**The exercise:**
Leaving out every picture, copy the lines of the data exactly, from the first through the line containing "source=src, fill_color=BAR, line_color=None)".
___ Records for this exercise
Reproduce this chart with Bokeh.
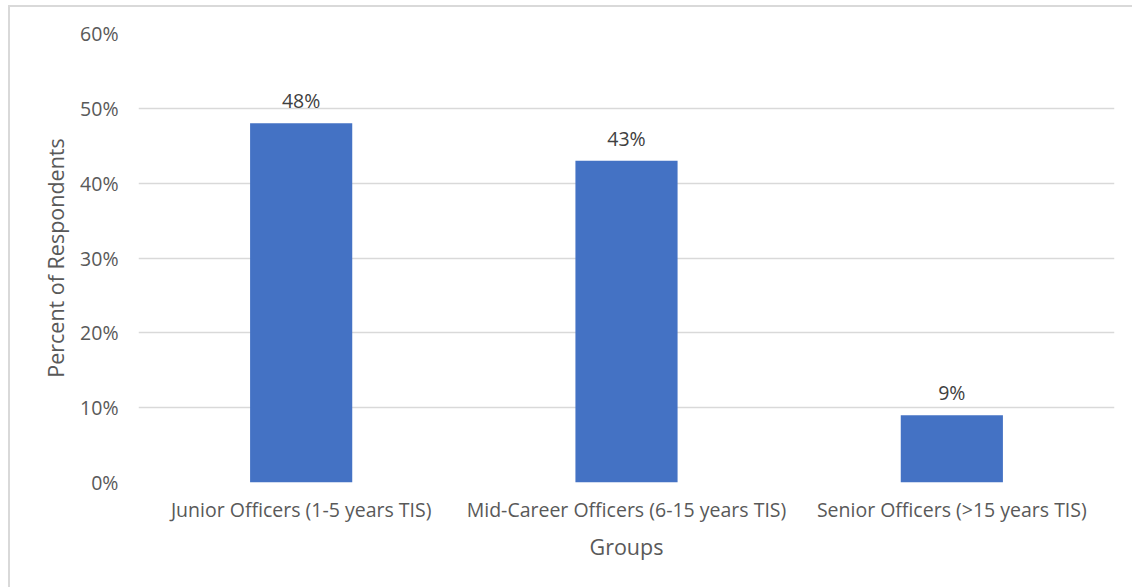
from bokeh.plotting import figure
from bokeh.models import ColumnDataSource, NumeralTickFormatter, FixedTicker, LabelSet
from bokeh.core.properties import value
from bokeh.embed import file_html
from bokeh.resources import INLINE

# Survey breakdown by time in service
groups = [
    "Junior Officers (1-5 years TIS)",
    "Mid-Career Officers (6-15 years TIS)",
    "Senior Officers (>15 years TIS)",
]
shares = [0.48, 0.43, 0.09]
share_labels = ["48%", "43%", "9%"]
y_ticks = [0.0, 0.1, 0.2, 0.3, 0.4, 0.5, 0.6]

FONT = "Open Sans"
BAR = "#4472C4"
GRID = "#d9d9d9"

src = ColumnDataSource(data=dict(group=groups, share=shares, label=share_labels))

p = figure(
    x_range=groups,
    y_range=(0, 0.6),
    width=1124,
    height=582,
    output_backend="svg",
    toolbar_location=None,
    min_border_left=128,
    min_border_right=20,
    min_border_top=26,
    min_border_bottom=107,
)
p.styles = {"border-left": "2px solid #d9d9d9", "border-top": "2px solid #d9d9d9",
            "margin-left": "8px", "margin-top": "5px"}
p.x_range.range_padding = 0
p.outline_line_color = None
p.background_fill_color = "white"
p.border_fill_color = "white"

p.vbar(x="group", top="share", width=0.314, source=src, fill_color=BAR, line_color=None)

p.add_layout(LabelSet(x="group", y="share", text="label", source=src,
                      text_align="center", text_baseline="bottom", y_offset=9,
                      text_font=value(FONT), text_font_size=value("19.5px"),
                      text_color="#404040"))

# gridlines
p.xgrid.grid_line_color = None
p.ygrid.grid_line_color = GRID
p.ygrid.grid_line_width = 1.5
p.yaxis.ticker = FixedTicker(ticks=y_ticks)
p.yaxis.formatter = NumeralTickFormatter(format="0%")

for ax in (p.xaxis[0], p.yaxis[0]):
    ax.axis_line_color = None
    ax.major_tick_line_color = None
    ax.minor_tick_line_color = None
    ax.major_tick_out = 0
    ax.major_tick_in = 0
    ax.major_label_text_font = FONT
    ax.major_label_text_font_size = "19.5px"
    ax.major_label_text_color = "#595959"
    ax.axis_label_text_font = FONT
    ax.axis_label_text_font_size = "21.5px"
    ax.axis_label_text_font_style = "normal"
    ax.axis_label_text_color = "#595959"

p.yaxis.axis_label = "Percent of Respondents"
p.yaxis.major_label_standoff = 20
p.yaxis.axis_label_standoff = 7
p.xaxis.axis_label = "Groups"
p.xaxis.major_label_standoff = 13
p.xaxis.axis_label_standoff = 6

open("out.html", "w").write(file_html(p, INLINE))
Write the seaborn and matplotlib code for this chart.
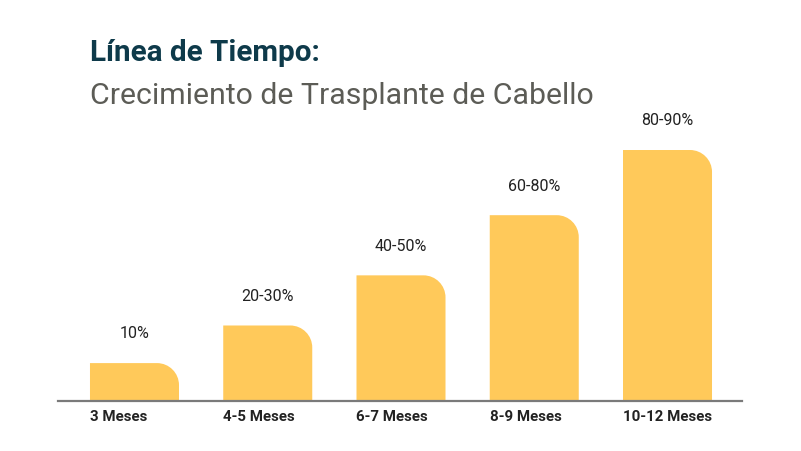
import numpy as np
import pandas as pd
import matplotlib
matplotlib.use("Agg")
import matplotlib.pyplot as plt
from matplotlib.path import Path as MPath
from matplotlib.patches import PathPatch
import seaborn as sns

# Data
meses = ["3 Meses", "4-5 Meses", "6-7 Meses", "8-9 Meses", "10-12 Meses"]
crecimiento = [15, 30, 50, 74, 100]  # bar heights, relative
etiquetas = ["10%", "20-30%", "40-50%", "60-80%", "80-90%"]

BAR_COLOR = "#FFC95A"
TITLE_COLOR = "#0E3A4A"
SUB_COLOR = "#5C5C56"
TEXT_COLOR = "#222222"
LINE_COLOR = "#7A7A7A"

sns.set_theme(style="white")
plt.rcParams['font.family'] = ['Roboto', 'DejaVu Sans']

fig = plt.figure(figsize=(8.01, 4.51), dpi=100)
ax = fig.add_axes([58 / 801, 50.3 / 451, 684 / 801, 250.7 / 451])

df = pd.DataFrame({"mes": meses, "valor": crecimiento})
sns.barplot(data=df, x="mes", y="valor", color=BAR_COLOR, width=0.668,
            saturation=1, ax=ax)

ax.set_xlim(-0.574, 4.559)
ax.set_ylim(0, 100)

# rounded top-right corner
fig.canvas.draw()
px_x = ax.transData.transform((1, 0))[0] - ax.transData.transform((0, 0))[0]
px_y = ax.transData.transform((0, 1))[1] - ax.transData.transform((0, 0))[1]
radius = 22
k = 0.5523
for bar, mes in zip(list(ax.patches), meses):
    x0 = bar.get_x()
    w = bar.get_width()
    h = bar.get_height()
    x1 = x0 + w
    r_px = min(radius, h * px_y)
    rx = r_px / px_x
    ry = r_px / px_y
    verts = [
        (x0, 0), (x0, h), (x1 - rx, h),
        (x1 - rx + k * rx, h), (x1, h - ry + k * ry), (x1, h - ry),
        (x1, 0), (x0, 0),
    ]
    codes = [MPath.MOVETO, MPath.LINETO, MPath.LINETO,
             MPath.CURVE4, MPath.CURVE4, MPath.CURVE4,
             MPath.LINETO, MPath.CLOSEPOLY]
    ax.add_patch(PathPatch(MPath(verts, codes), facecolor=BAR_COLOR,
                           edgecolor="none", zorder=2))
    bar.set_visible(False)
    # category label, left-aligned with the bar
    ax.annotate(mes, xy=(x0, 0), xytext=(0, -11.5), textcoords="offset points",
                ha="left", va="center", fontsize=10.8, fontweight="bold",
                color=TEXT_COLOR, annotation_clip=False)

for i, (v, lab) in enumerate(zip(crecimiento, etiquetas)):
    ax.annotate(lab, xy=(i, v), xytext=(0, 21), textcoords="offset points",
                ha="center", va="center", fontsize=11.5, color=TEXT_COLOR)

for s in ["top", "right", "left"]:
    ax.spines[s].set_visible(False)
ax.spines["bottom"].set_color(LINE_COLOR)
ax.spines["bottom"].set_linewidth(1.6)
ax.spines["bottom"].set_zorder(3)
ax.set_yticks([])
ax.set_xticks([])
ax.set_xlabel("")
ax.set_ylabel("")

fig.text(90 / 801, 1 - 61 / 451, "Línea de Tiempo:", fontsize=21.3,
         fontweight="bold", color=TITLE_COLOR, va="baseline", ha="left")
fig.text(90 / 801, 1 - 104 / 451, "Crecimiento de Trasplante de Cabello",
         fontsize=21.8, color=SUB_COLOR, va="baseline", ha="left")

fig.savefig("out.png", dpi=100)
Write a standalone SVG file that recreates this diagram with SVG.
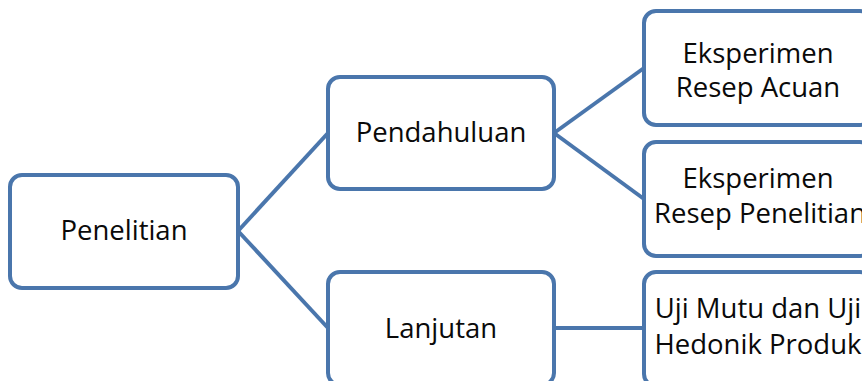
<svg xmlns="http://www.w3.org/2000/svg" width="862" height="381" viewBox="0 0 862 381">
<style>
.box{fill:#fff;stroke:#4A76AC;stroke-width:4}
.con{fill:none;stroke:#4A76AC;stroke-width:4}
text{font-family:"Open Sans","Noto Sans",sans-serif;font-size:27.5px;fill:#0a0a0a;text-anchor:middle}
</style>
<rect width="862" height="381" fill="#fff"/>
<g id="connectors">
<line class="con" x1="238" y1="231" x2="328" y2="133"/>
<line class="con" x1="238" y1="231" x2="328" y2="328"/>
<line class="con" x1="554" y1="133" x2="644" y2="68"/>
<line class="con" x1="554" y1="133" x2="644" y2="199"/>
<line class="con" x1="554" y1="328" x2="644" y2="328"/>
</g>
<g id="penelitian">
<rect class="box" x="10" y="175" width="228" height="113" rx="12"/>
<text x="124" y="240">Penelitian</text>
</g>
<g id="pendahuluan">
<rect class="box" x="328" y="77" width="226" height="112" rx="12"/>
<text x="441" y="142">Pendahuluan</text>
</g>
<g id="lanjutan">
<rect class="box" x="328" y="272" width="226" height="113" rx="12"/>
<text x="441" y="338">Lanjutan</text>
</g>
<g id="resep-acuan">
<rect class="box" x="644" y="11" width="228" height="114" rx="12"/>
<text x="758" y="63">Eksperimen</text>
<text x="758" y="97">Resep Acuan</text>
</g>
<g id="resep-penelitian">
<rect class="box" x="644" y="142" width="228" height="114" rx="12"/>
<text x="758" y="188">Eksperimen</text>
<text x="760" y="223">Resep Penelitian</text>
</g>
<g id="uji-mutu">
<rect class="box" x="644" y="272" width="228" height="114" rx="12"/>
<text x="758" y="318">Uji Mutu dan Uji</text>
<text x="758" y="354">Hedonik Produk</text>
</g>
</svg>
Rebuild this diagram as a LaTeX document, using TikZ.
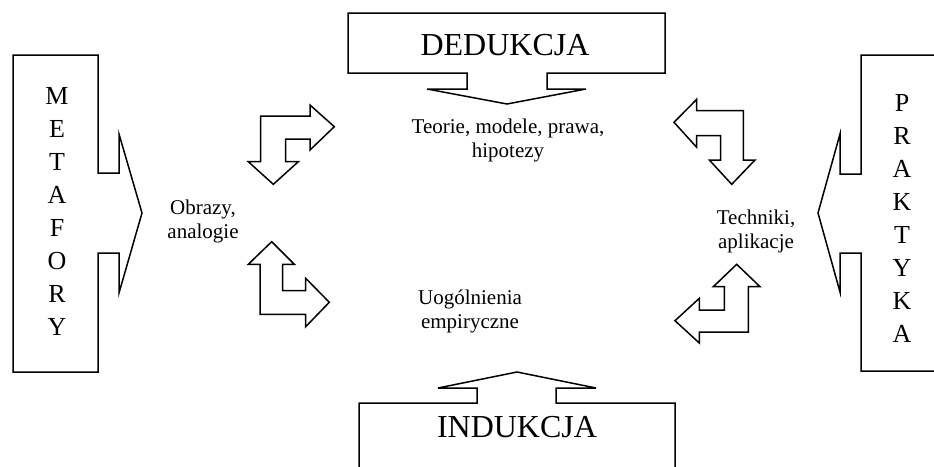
______
**Answer for this exercise:**
Reproduce this chart with Bokeh.
from bokeh.plotting import figure
from bokeh.models import ColumnDataSource, NumeralTickFormatter, FixedTicker, LabelSet
from bokeh.core.properties import value
from bokeh.embed import file_html
from bokeh.resources import INLINE

# Survey breakdown by time in service
groups = [
    "Junior Officers (1-5 years TIS)",
    "Mid-Career Officers (6-15 years TIS)",
    "Senior Officers (>15 years TIS)",
]
shares = [0.48, 0.43, 0.09]
share_labels = ["48%", "43%", "9%"]
y_ticks = [0.0, 0.1, 0.2, 0.3, 0.4, 0.5, 0.6]

FONT = "Open Sans"
BAR = "#4472C4"
GRID = "#d9d9d9"

src = ColumnDataSource(data=dict(group=groups, share=shares, label=share_labels))

p = figure(
    x_range=groups,
    y_range=(0, 0.6),
    width=1124,
    height=582,
    output_backend="svg",
    toolbar_location=None,
    min_border_left=128,
    min_border_right=20,
    min_border_top=26,
    min_border_bottom=107,
)
p.styles = {"border-left": "2px solid #d9d9d9", "border-top": "2px solid #d9d9d9",
            "margin-left": "8px", "margin-top": "5px"}
p.x_range.range_padding = 0
p.outline_line_color = None
p.background_fill_color = "white"
p.border_fill_color = "white"

p.vbar(x="group", top="share", width=0.314, source=src, fill_color=BAR, line_color=None)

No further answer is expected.